Right, im completely out of options and ive tried everything so wanted to try here to see if anyone ever had anything similiar happen.
Both my wife and me play on seperate desktop systems, both hardwired straight from the router to the pc’s. both running wow classic.
Ever since a month and a half ago (everything worked completely fine for years until that point) we started getting our connection dropped when playing the game.
Not just disconnected, but the whole ethernet connection drops. it comes back about 15seconds later, it feels like wow is crashing our ethernet card somehow.
The mysterious thing is that when my connection crashes, my wife doesnt notice anything on her system, her connection continues to work.
When her connection crashes, i don’t notice it.
So this feels like it has to somehow be related to the game, but i just dont understand it. We have tried everything, we have had several techs from the isp come over and all the values look completely fine.
The fact that we dont notice eachothers connection dropping also makes it seem like it has nothing to do with the router or our connection, just something wow seems to be doing to our ethernet cards/connections.
Any tips or advice would be greatly appreciated, its weird as hell
Edit: Missed that the problem can happen on both computers, just not at same time so I rewrote the answer.
Sounds like whatever the problem is, it is internal to your local network, not to your ISP if your second computer keeps working fine while the other is disconected. Since both computers have the issue it sounds like issue with the router.
I would start by trying with a different router and see if that helps.
As Grelier said above, your issue sounds more like a network or router problem.
Generally when you call out the ISP to look at things all they do is a line quality test and check that the routers working on the line but that won’t indentify a router with hardware or firmware issues.
Is your router provided by the ISP, and if so have they replaced it?

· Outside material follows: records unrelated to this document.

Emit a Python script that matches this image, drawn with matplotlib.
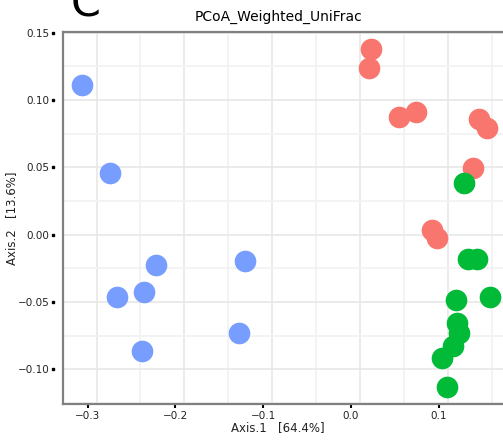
import numpy as np
import matplotlib
matplotlib.use("Agg")
import matplotlib.pyplot as plt

# PCoA coordinates (Axis.1, Axis.2) per group
blue_x = [-0.306, -0.2745, -0.2224, -0.1207, -0.2669, -0.2358, -0.2377, -0.1279]
blue_y = [0.1108, 0.0459, -0.0222, -0.0198, -0.0462, -0.0425, -0.0862, -0.0726]

red_x = [0.0224, 0.0205, 0.0547, 0.0737, 0.1461, 0.1552, 0.1386, 0.0919, 0.0976]
red_y = [0.1378, 0.1241, 0.0871, 0.0908, 0.0859, 0.0793, 0.0496, 0.0032, -0.0022]

green_x = [0.1291, 0.1336, 0.1439, 0.1192, 0.1583, 0.1204, 0.1234, 0.1166, 0.1040, 0.1090]
green_y = [0.0382, -0.0181, -0.0181, -0.0487, -0.0462, -0.0659, -0.0726, -0.0827, -0.0919, -0.1133]

x_ticks = [-0.3, -0.2, -0.1, 0.0, 0.1]
y_ticks = [-0.10, -0.05, 0.00, 0.05, 0.10, 0.15]
x_tick_labels = ["\u22120.3", "\u22120.2", "\u22120.1", "0.0", "0.1"]
y_tick_labels = ["\u22120.10", "\u22120.05", "0.00", "0.05", "0.10", "0.15"]

title = "PCoA_Weighted_UniFrac"
xlabel = "Axis.1   [64.4%]"
ylabel = "Axis.2   [13.6%]"

W, H = 503, 440
fig = plt.figure(figsize=(W / 100, H / 100), dpi=100)

x0, x1 = -0.3286, 0.176
y0, y1 = -0.1259, 0.1507
left, right, top, bottom = 62.5, 505.5, 31.7, 404.3
ax = fig.add_axes([left / W, 1 - bottom / H, (right - left) / W, (bottom - top) / H])
ax.set_xlim(x0, x1)
ax.set_ylim(y0, y1)

# background grid (vertical lines sit slightly right of the ticks)
grid_shift = 0.0102
for v in np.arange(-0.35, 0.2, 0.05):
    major = abs(round(v / 0.1) * 0.1 - v) < 1e-6
    ax.axvline(v + grid_shift, color="#e6e6e6" if major else "#f3f3f3",
               lw=1.1 if major else 1.4, zorder=0)
for v in np.arange(-0.125, 0.16, 0.025):
    major = abs(round(v / 0.05) * 0.05 - v) < 1e-6
    ax.axhline(v, color="#e6e6e6" if major else "#f3f3f3",
               lw=1.1 if major else 1.4, zorder=0)

ms = 243
ax.scatter(blue_x, blue_y, s=ms, color="#779DFF", lw=0, zorder=3)
ax.scatter(red_x, red_y, s=ms, color="#F8766D", lw=0, zorder=3)
ax.scatter(green_x, green_y, s=ms, color="#00BA38", lw=0, zorder=3)

for side in ["left", "bottom", "top"]:
    ax.spines[side].set_color("#808080")
    ax.spines[side].set_linewidth(1.6)
ax.spines["right"].set_visible(False)

ax.set_xticks(x_ticks)
ax.set_xticklabels(x_tick_labels)
ax.tick_params(axis="x", direction="out", length=2.6, width=1.5, color="black",
               pad=2, labelsize=7.5, labelcolor="#222222")

ax.set_yticks(y_ticks)
ax.set_yticklabels(y_tick_labels)
ax.tick_params(axis="y", length=0, pad=9.5, labelsize=7.5, labelcolor="#222222")
# small square tick marks detached from the left spine
ax.plot([-10 / (right - left)] * len(y_ticks), y_ticks, "s", ms=1.7, color="black",
        transform=ax.get_yaxis_transform(), clip_on=False)

fig.text(278 / W, 1 - 17 / H, title, ha="center", va="center", fontsize=10)
fig.text(278 / W, 1 - 428 / H, xlabel, ha="center", va="center", fontsize=8.5,
         color="#222222")
fig.text(11.5 / W, 1 - 218 / H, ylabel, ha="center", va="center", rotation=90,
         fontsize=8.5, color="#222222")
fig.text(71 / W, 1 - 16.5 / H, "C", ha="left", va="baseline", fontsize=31)

fig.savefig("out.png", dpi=100)
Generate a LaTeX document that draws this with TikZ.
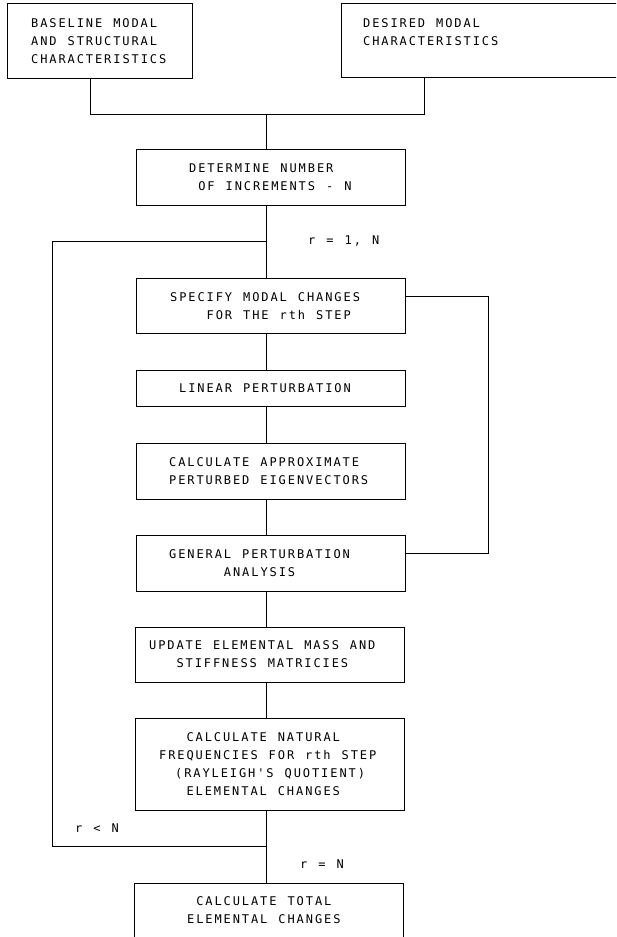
\documentclass[tikz,border=0pt]{standalone}
\usepackage{fontspec}
\newfontfamily\plotfont[LetterSpace=15.9]{DejaVu Sans Mono}
\newlength{\cw}
\setlength{\cw}{9.13pt}
\newcommand{\ind}[1]{\hspace*{#1\cw}}
% plotter lettering: fixed pitch, word spaces of one full cell
\newcommand{\plotsetup}{\plotfont\fontsize{12}{18}\selectfont
  \fontdimen2\font=11pt\fontdimen3\font=0pt\fontdimen4\font=0pt}
\tikzset{
  box/.style={draw, line width=0.9pt, rectangle, inner sep=0pt},
  txt/.style={font=\plotsetup, align=left, inner sep=0pt, anchor=west},
  wire/.style={line width=0.9pt}
}
\begin{document}
\begin{tikzpicture}[x=1pt, y=-1pt]
\useasboundingbox (0,0) rectangle (616,937);
\clip (0,0) rectangle (616,937);
\fill[white] (0,0) rectangle (616,937);

% boxes
\node[box, minimum width=185pt, minimum height=75pt] (b1) at (99.5,40.5) {};
\node[box, minimum width=289pt, minimum height=74pt] (b2) at (485.5,40) {};
\node[box, minimum width=269pt, minimum height=56pt] (b3) at (270.5,177) {};
\node[box, minimum width=269pt, minimum height=55pt] (b4) at (270.5,305.5) {};
\node[box, minimum width=269pt, minimum height=36pt] (b5) at (270.5,388) {};
\node[box, minimum width=269pt, minimum height=56pt] (b6) at (270.5,471) {};
\node[box, minimum width=269pt, minimum height=56pt] (b7) at (270.5,563) {};
\node[box, minimum width=269pt, minimum height=55pt] (b8) at (269.5,654.5) {};
\node[box, minimum width=269pt, minimum height=92pt] (b9) at (269.5,764) {};
\node[box, minimum width=269pt, minimum height=80pt] (b10) at (268.5,923) {};

% texts
\node[txt] (t1) at (31,41) {BASELINE MODAL\\AND STRUCTURAL\\CHARACTERISTICS};
\node[txt] (t2) at (363,32) {DESIRED MODAL\\CHARACTERISTICS};
\node[txt] (t3) at (189,177.5) {DETERMINE NUMBER\\\ind{1}OF INCREMENTS - N};
\node[txt] (t4) at (170,306.5) {SPECIFY MODAL CHANGES\\\ind{4}FOR THE rth STEP};
\node[txt] (t5) at (179,388) {LINEAR PERTURBATION};
\node[txt] (t6) at (169,471) {CALCULATE APPROXIMATE\\PERTURBED EIGENVECTORS};
\node[txt] (t7) at (169,563.5) {GENERAL PERTURBATION\\\ind{6}ANALYSIS};
\node[txt] (t8) at (149,654.5) {UPDATE ELEMENTAL MASS AND\\\ind{3}STIFFNESS MATRICIES};
\node[txt] (t9) at (159,764) {\ind{3}CALCULATE NATURAL\\FREQUENCIES FOR rth STEP\\\ind{1.75}(RAYLEIGH'S QUOTIENT)\\\ind{3}ELEMENTAL CHANGES};
\node[txt] (t10) at (187,910.5) {\ind{1}CALCULATE TOTAL\\ELEMENTAL CHANGES};

% loop labels
\node[txt] (la) at (308,241) {r = 1, N};
\node[txt] (lb) at (75,828) {r < N};
\node[txt] (lc) at (300,864) {r = N};

% junction points
\coordinate (j1) at (90,114);
\coordinate (j2) at (424,114);
\coordinate (jm) at (266,114);
\coordinate (l1) at (266,241);
\coordinate (lt) at (52,241);
\coordinate (lbot) at (52,846);
\coordinate (lj) at (266,846);
\coordinate (r1) at (488,296);
\coordinate (r2) at (488,553);

% inputs merge
\draw[wire] (b1.south -| j1) -- (j1) -- (j2) -- (b2.south -| j2);
\draw[wire] (jm) -- (b3.north -| jm);

% main chain
\draw[wire] (b3.south -| jm) -- (b4.north -| jm);
\draw[wire] (b4.south -| jm) -- (b5.north -| jm);
\draw[wire] (b5.south -| jm) -- (b6.north -| jm);
\draw[wire] (b6.south -| jm) -- (b7.north -| jm);
\draw[wire] (b7.south -| jm) -- (b8.north -| jm);
\draw[wire] (b8.south -| jm) -- (b9.north -| jm);
\draw[wire] (b9.south -| jm) -- (b10.north -| jm);

% outer loop
\draw[wire] (l1) -- (lt) -- (lbot) -- (lj);

% inner loop
\draw[wire] (b4.east |- r1) -- (r1) -- (r2) -- (b7.east |- r2);
\end{tikzpicture}
\end{document}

Routers can degrade with age so if it’s quite a few years old it could be because of that.
If it’s old and provided by your ISP it may be worth calling them and asking for a new one or explaining that you think the router is faulty and you need a replacement. ISP’s don’t usually send you new models when they have them and just wait for old ones to fail first.
In the UK, ISP’s have to provde new models on request if your under contract with them and your current one is over a year old, free of charge (but can charge for delivery costs and may request return of the old one).